1.Beginning with the existing graph pair, the price of cigarettes is $3 and the quantity sold is 3000 per week for $9000 in total expenditure. If we pass a tax, which increases the price of cigarettes by 50 cents (use the green triangle to drag the Price up to $3.50 from $3.00 and watch the "Price = X" in the box to determine when you are exactly on $3.50), what will the resultant change in revenue to the seller be? (Remember that the revenue to the seller is the amount the seller receives minus any amount they must pass on to the taxing agency.)

See our suggested answer.


2.Now, suppose the demand for cigarettes is more elastic than in the original example. Click the Reset button to return to the original situation and then increase the elasticity of demand at the current price of $3.00. To do this you need to flatten the demand curve by dragging the D out to the right. So that we are all "on the same page," for this example drag the Quantity-Intercept out from 6 to 7. (To tell when you are precisely at an intercept of 7, watch the Elasticity = X section of the box. When the elasticity is 1.33 at a price of $3.00, the intercept is at 7.) How will a tax that results in a 50-cent increase in the price of cigarettes affect the firm's revenue now?

See our suggested answer.


3.Under which of these demand structures will the tax be most effective? Which one is the seller likely to support?

See our suggested answer.


On Your Own: Suppose the conventional wisdom IS correct.

What if the demand for cigarettes among teenagers is relatively inelastic—how will this affect the revenue gained by shop-owners from a tax that increases the price of cigarettes by 50 cents a pack?

4.To begin your analysis, click the icon above to open a new window containing an interactive demand-total expenditure (revenue) model or, if the window is already open, click the reset button. Beginning from the original starting point, but with a more inelastic demand, what will be the impact on revenue to shop-owners from the 50-cent increase in the price of cigarettes due to a tax?

See our suggested answer.


Question to Think About...

The relationship between revenue and elasticity is an extremely important one. From this notion we can make better decisions about a wide array of issues.

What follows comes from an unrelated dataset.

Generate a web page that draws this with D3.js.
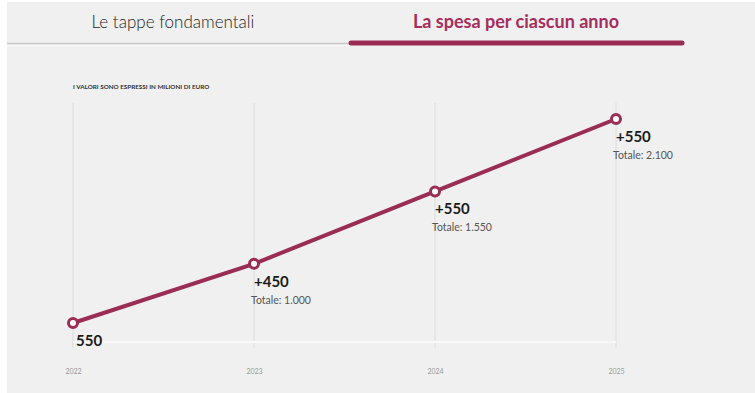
<!DOCTYPE html>
<meta charset="utf-8">
<style>
  body { margin: 0; background: #fff; }
  svg { display: block; font-family: Lato, "Open Sans", sans-serif; }
</style>
<body>
<div id="chart"></div>
<script src="https://d3js.org/d3.v7.min.js"></script>
<script>
// data
var years = [2022, 2023, 2024, 2025];
var totals = [550, 1000, 1550, 2100];
var deltas = ["550", "+450", "+550", "+550"];
var totalLabels = ["", "Totale: 1.000", "Totale: 1.550", "Totale: 2.100"];
var tabs = ["Le tappe fondamentali", "La spesa per ciascun anno"];
var subtitle = "I VALORI SONO ESPRESSI IN MILIONI DI EURO";

var W = 755, H = 393;
var red = "#9b2d55";

var svg = d3.select("#chart").append("svg")
    .attr("width", W)
    .attr("height", H);

// background panel
svg.append("rect")
    .attr("x", 7).attr("y", 2)
    .attr("width", W - 7).attr("height", H - 2)
    .attr("fill", "#f0f0f0");

// tabs
svg.append("line")
    .attr("x1", 7).attr("x2", 350)
    .attr("y1", 43.5).attr("y2", 43.5)
    .attr("stroke", "#c8c8c8").attr("stroke-width", 1.5);
svg.append("line")
    .attr("x1", 7).attr("x2", 350)
    .attr("y1", 45.5).attr("y2", 45.5)
    .attr("stroke", "#fbfbfb").attr("stroke-width", 1);
svg.append("line")
    .attr("x1", 351).attr("x2", 682)
    .attr("y1", 43).attr("y2", 43)
    .attr("stroke", red).attr("stroke-width", 5)
    .attr("stroke-linecap", "round");

svg.append("text")
    .attr("x", 173).attr("y", 28)
    .attr("text-anchor", "middle")
    .attr("font-size", "17px")
    .attr("font-weight", 300)
    .attr("fill", "#222")
    .text(tabs[0]);
svg.append("text")
    .attr("x", 516).attr("y", 28)
    .attr("text-anchor", "middle")
    .attr("font-size", "18px")
    .attr("font-weight", "bold")
    .attr("fill", "#a62d5c")
    .text(tabs[1]);

// subtitle
svg.append("text")
    .attr("x", 73).attr("y", 89)
    .attr("font-size", "6.3px")
    .attr("font-weight", "bold")
    .attr("fill", "#333")
    .text(subtitle);

// scales
var x = d3.scalePoint().domain(years).range([73, 616]);
var y = d3.scaleLinear().domain([0, 2100]).range([395.4, 119]);

// grid
svg.selectAll(".vgrid")
    .data(years)
  .enter().append("line")
    .attr("class", "vgrid")
    .attr("x1", function(d) { return x(d); })
    .attr("x2", function(d) { return x(d); })
    .attr("y1", 103).attr("y2", 348)
    .attr("stroke", "#e3e3e3").attr("stroke-width", 1.5);
svg.append("line")
    .attr("x1", 73).attr("x2", 616)
    .attr("y1", 342).attr("y2", 342)
    .attr("stroke", "#f9f9f9").attr("stroke-width", 2);

// x axis labels
svg.append("g")
    .attr("transform", "translate(0,371)")
    .call(d3.axisBottom(x).tickSize(0))
    .call(function(g) { g.select(".domain").remove(); })
    .selectAll("text")
    .attr("font-family", "Lato, sans-serif")
    .attr("font-size", "7px")
    .attr("fill", "#9a9a9a")
    .attr("dy", 0);

// line
var line = d3.line()
    .x(function(d, i) { return x(years[i]); })
    .y(function(d) { return y(d); });

svg.append("path")
    .datum(totals)
    .attr("fill", "none")
    .attr("stroke", red)
    .attr("stroke-width", 4)
    .attr("d", line);

svg.selectAll(".dot")
    .data(totals)
  .enter().append("circle")
    .attr("class", "dot")
    .attr("cx", function(d, i) { return x(years[i]); })
    .attr("cy", function(d) { return y(d); })
    .attr("r", 4.5)
    .attr("fill", "#fff")
    .attr("stroke", red)
    .attr("stroke-width", 3);

// labels
svg.selectAll(".delta")
    .data(totals)
  .enter().append("text")
    .attr("class", "delta")
    .attr("x", function(d, i) { return x(years[i]) + (i === 0 ? 3 : 0); })
    .attr("y", function(d) { return y(d) + 23; })
    .attr("font-size", "15px")
    .attr("font-weight", "bold")
    .attr("fill", "#1a1a1a")
    .text(function(d, i) { return deltas[i]; });

svg.selectAll(".total")
    .data(totals)
  .enter().append("text")
    .attr("class", "total")
    .attr("x", function(d, i) { return x(years[i]) - 3; })
    .attr("y", function(d) { return y(d) + 40; })
    .attr("font-size", "10.5px")
    .attr("fill", "#555")
    .text(function(d, i) { return totalLabels[i]; });
</script>
</body>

For example:

  • Why might it be the case that business people are adamantly against some types of taxes and willing to tolerate others?
  • In our efforts to "protect" our workers from foreign competition (more on that issue in later chapters) why is it important to determine the elasticity of demand for a product BEFORE deciding to impose a tariff?
  • As we ask ourselves questions about pricing the products we create and sell, how might elasticity be useful in making decisions?
  • If you "squint and look at it just right," you will see that one of the objectives of marketing and advertising is to make the demand for a particular product more INELASTIC. Using this mechanism you should be able to see why this is the case.